Pseudo-départ pour le chantier de la Pac post-2027

Le ministère de l’Agriculture organise la « conférence des parties » offrant aux OPA et aux ONG l’occasion d’exprimer leurs positions sur les enjeux économiques, climatiques et environnementaux de la prochaine Pac. Sachant que seul le futur Cadre pluriannuel financier de l’UE lancera véritablement le processus.

Ce mardi 15 avril marque le début d’un « long processus », comme le qualifie le ministère de l’Agriculture, qui s’achèvera par la validation ultime, par la Commission européenne, du Plan stratégique national (PSN), la déclinaison française de la Pac pour la période indicative 2028-2032.

Entretemps, combien de Conseils supérieurs d’orientation (CSO), de consultations (dont celle la Commission nationale du débat public), d’avis plus avisés les uns que les autres (dont ceux de l’Autorité environnementale, de la Cour des comptes, du Haut conseil pour le climat…).

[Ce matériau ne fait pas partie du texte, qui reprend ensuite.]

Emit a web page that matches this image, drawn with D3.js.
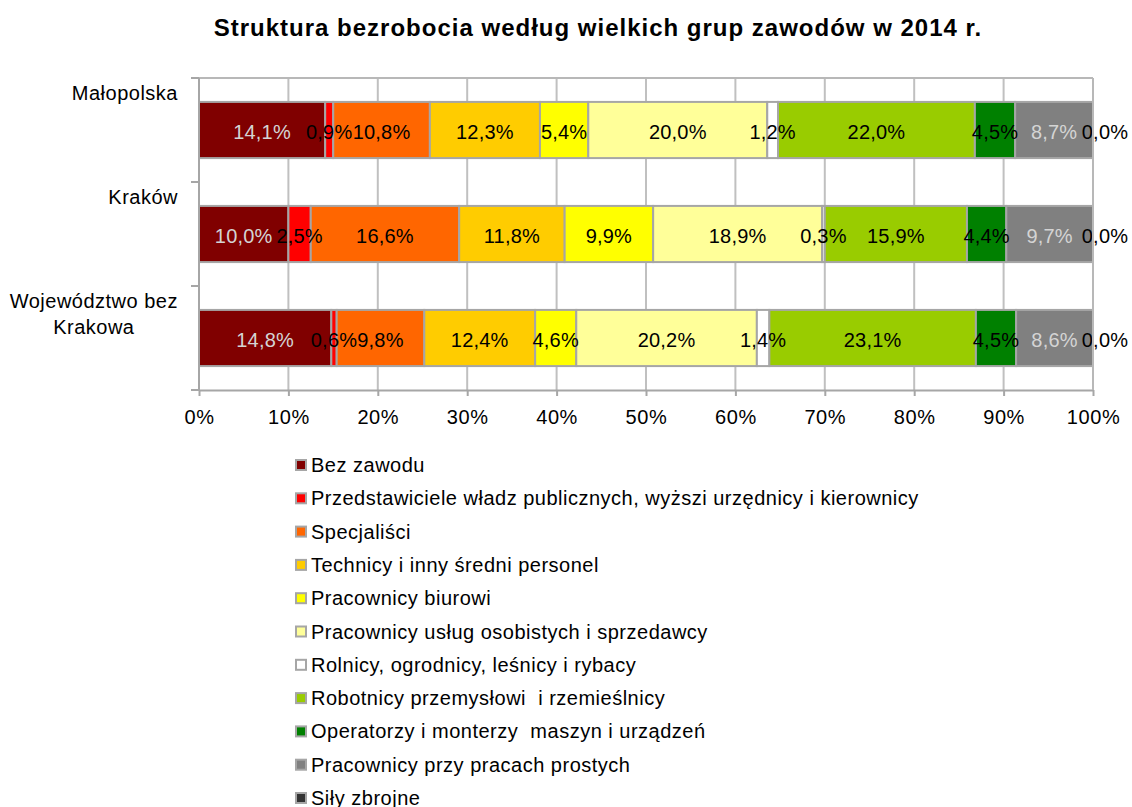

Combien de débats parlementaires européens et nationaux, de Conseils européens, de trilogues ? Combien de ministres se succédant au 78 bis rue de Varenne (la dernière réforme en avait éclusés quatre). Combien de mouvements de protestation ? Combien d’ondes de choc types pandémie de Covid-19, guerre russe en Ukraine, dynamite trumpienne ou autre cataclysme rebattant les cartes en cours de route ? Mais surtout, et peut-être avant tout : combien de milliards d’euros sur la table ?

Aides directes en % du Résultat courant avant impôt en 2019 en France (Source : INRAE)
Aides directes en % du Résultat courant avant impôt en 2019 en France (Source : INRAE)

Si la part de la Pac dans le budget global de l’UE s’érode au fil des réformes (73,2% en 1980 contre 24,6% en 2023), l’agriculture demeure le 1er poste de dépense de l’UE avec un niveau d’engagement relativement constant depuis une quinzaine d’années, sous les 60 milliards d’euros par an (UE à 27). Autre postulat : les aides de la Pac représentent grosso modo et en moyenne les trois-quarts (74% selon l’INRAE – 2019) du revenu courant avant impôt des exploitations françaises.

Autrement dit, l’incidence de la Pac dans la comptabilité des exploitations est telle que les arbitrages financiers d’une programmation à l’autre ne peuvent être que marginaux, sous peine de déshabiller les systèmes et les territoires. L’architecte final du PSN 2023-2027, à savoir l’ex-ministre Julien Denormandie, avait ainsi bordé et borné les fluctuations dans une fourchette comprise entre -4% et +4%, et avec de la progressivité.

Evolution du budget de la Pac, en milliards d’euros et en proportion du budget total de l’UE (Source : Commission européenne)
Evolution du budget de la Pac, en milliards d’euros et en proportion du budget total de l’UE (Source : Commission européenne)

Moralité : ce n’est pas tant la future proposition législative de la Commission européenne, attendue pour l’automne prochain, traduisant sa vision à horizon 2040 dévoilée en février dernier, que le futur Cadre pluriannuel financier de l’UE qui focalise l’attention. Aux interrogations concernant le montant de l’enveloppe s’ajoutent des inquiétudes quant au projet de l’exécutif européen de fusionner plusieurs fonds (Pac, cohésion, développement rural…) en un fonds unique géré au niveau national. Ce à quoi s’oppose Paris. Au Salon de l’agriculture, au cours d’un échange avec le Commissaire européen à l’Agriculture et en présence de représentants de la profession, la ministre de l’Agriculture Annie Genevard a réaffirmé « la nécessité de maintenir un budget spécifiquement dédié à la Pac, structuré en deux piliers »  : le premier, consacré aux paiements directs et à la gestion du marché, et le second, visant à soutenir le développement rural. « Il est impératif que la Pac ne soit pas incluse dans un fonds unique, afin d’assurer une allocation claire et stable des ressources à l’agriculture européenne », a dit la ministre.

En attendant, le ministère de l’Agriculture lance le chantier de la concertation, en organisant une « conférence des partie », offrant aux organisations professionnelles agricoles et aux ONG l’occasion de témoigner de la » diversité d’opinions, de positions et de visions » sur les enjeux économiques, climatiques et environnementaux de la prochaine Pac. Un pseudo-départ.